A Índia não chegou ao seu estágio actual de organização e desenvolvimento por acaso. Trata-se de um país cujas lideranças se deram ao trabalho de elaborar e implementar um Projecto Político de Construção de Estado autêntico, realista e viável. E a Índia é apenas um exemplo. Há outros países que têm dado certo porque os seus fundadores lançaram as bases para a construção dos seus estados.

Os Angolanos e Angolanas, diferente dos indianos e indianas, que têm tido refeições, continuam a tomar meras sopas.

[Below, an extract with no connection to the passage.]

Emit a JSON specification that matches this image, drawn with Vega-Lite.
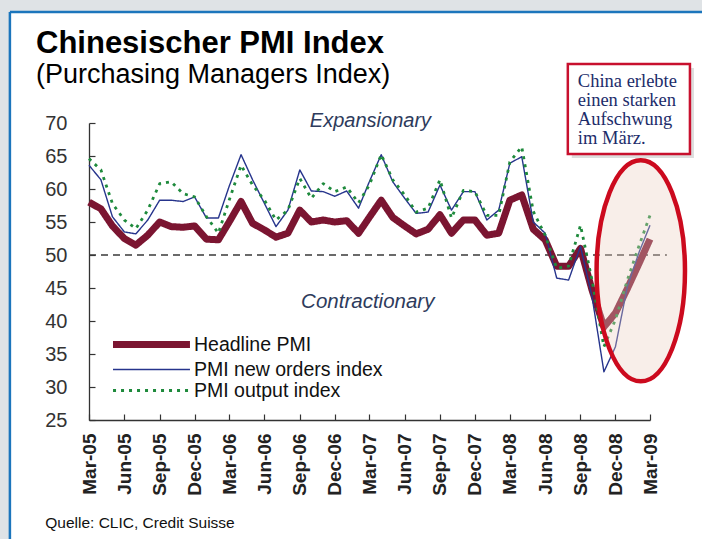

A governação sem projecto do MPLA tem ficado especialmente evidente desde que a guerra chegou ao fim há quase 20 anos. Ao contrário da propaganda mentirosa e embecilizante do Partido-Estado, não houve um PRN (projecto de reconstrução nacional). Houve apenas um programa de reabilitação de infraestrutura. E um PRN tal teria acontecido se o grupo corporizado no MPLA realmente tivesse Projecto Político de Construção de Estado, pois a reconstrução (a par da reconciliação real) é um dos seus elementos estruturais, e que funciona como uma espécie de mecanismo de resposta automática a situações como a guerra. Ou seja, se Angola tivesse lideranças políticas munidas de espírito patriótico, visão e sentido de Estado, visão de desenvolvimento e vontade política, a reconstrução nacional, a diversificação da economia, o desenvolvimento científico-tecnológico, o desenvolvimento industrial e o bem-estar social generalizado teriam desabrochado em quase 20 anos de paz. Antes pelo, contrário, o país (que é na verdade um quase-país) continua a ser uma gigantesca arena onde os biltres que sequestraram o Estado a 11 de Novembro de 1975 violentam o Povo com uma selvajaria de proporções quase incompreensíveis.

À medida que Angola marcha inexoravelmente para a compleição dos seus 50 anos como Estado (em 2025), e faltando um ano para as eleições de 2022, as evidências são indesmentíveis: o MPLA só consegue dar sopas.